Given my experience in the encyclopedia industry, I have to agree with PG. We certainly liked to think that what we did was Very Important indeed, but consumers decided that it was not nearly so important as being to access similar information for free.
And I have another example to point to: Amanda Hocking. I finally read My Blood Approves (the library had a hard copy, howzabout that). I thought the book was OK, but bear in mind that romance is really not my thing--that said, her female lead was relatively free of self-loathing.
From a production standpoint, however, the book was bad. I found several errors in there that you simply wouldn't see in a traditionally-published book, even in the sort of really cheap mass-market paperbacks that are notorious for typos.
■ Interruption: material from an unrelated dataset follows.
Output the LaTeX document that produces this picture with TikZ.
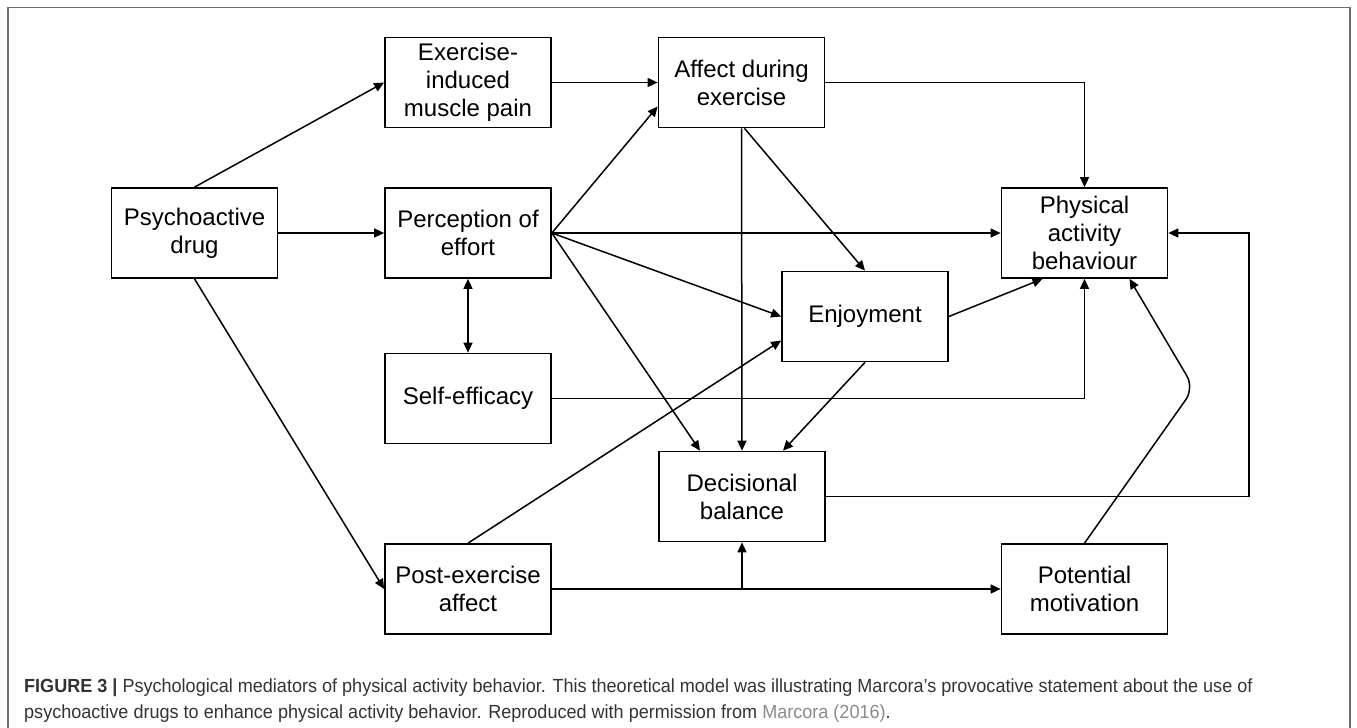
\documentclass[tikz,border=0pt]{standalone}
\usepackage{fontspec}
\setmainfont{Liberation Sans}
\newfontfamily\capfont[FakeStretch=0.95]{Liberation Sans}
\usetikzlibrary{positioning,arrows.meta}
\definecolor{framegray}{HTML}{6E6E6E}
\definecolor{linkgray}{HTML}{8A8A8A}
\definecolor{captext}{HTML}{333333}

\begin{document}
\begin{tikzpicture}[x=1pt,y=-1pt,
	box/.style={draw, line width=1.7pt, minimum width=166pt, minimum height=90pt,
		align=center, inner sep=2pt, font=\fontsize{24}{28}\selectfont},
	arr/.style={-{Triangle[length=10pt,width=9pt]}, line width=1.5pt},
	dbl/.style={{Triangle[length=10pt,width=9pt]}-{Triangle[length=10pt,width=9pt]}, line width=1.5pt},
	captxt/.style={anchor=base west, inner sep=0pt, text=captext,
		font=\capfont\fontsize{19}{22}\selectfont}]

	\useasboundingbox (0,0) rectangle (1357,728);
	\draw[framegray, line width=1.5pt] (8,728) -- (8,7.5) -- (1350,7.5) -- (1350,728);

	\node[box] (drug) at (194.5,233) {Psychoactive\\drug};
	\node[box] (pain) at (468,82.5) {Exercise-\\induced\\muscle pain};
	\node[box] (effort) at (468,233) {Perception of\\effort};
	\node[box] (selfeff) at (468,398.5) {Self-efficacy};
	\node[box] (post) at (468,589) {Post-exercise\\affect};
	\node[box] (affect) at (741.5,82.5) {Affect during\\exercise};
	\node[box] (enjoy) at (865,316.5) {Enjoyment};
	\node[box] (decis) at (742,496.5) {Decisional\\balance};
	\node[box] (phys) at (1084.5,233) {Physical\\activity\\behaviour};
	\node[box] (motiv) at (1084.5,589) {Potential\\motivation};

	\draw[arr] (drug.north) -- (pain.west);
	\draw[arr] (drug.east) -- (effort.west);
	\draw[arr] (drug.south) -- (post.west);
	\draw[dbl] (effort.south) -- (selfeff.north);
	\draw[arr] (pain.east) -- (affect.west);

	\draw[arr] (effort.east) -- ([yshift=-24pt]affect.west);
	\draw[arr] (effort.east) -- (phys.west);
	\draw[arr] (effort.east) -- (enjoy.west);
	\draw[arr] (effort.east) -- ([xshift=-42pt]decis.north);

	\draw[arr] (affect.south) -- (decis.north);
	\draw[arr] ([xshift=3pt]affect.south) -- (enjoy.north);
	\draw[arr] (affect.east) -| (phys.north);

	\draw[arr] (enjoy.east) -- ([xshift=-42pt]phys.south);
	\draw[arr] (enjoy.south) -- ([xshift=41pt]decis.north);
	\draw[arr] (post.north) -- ([yshift=-24pt]enjoy.west);
	\draw[arr] (selfeff.east) -| (phys.south);

	\coordinate (loop) at (1249,496.5);
	\draw[arr] (decis.east) -- (loop) |- (phys.east);
	\draw[arr] (post.east) -- (motiv.west);
	\draw[arr] (post.east -| decis.south) -- (decis.south);

	\coordinate (bend) at (1194,388);
	\draw[arr, rounded corners=14pt] (motiv.north) -- (bend) -- ([xshift=45pt]phys.south);

	\node[captxt] (cap1) at (24,692) {\textbf{FIGURE 3 |} Psychological mediators of physical activity behavior. This theoretical model was illustrating Marcora’s provocative statement about the use of};
	\node[captxt] (cap2) at (24,718) {psychoactive drugs to enhance physical activity behavior. Reproduced with permission from {\color{linkgray}Marcora (2016)}.};

\end{tikzpicture}
\end{document}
The thing that drove me crazy was that frequently the wrong word appeared--a word that sounded like the word Hocking meant, but wasn't it. That's a terrible mistake for an editor or proofreader to let through, because it makes your author look stupid and ignorant. (I'm not shocked that one of her main reasons for signing with a traditional publisher was to get decent copy editing!)
So, have those kind of below-par production values hurt Hocking's sales? HAHAHAHAHAHAHA-HAHAHA-Aha. Ha. Oh, you know that was joke, right? The same errors that made me want to hunt down the people she hired and punch them in the nose mattered not at all to the hundreds of thousands, if not millions, of people who bought her books. For 99 cents, people will sort through slush. For 99 cents, they'll tolerate typos and errors (especially if the $17 books are no better). It's just 99 cents, fer Christ's sake!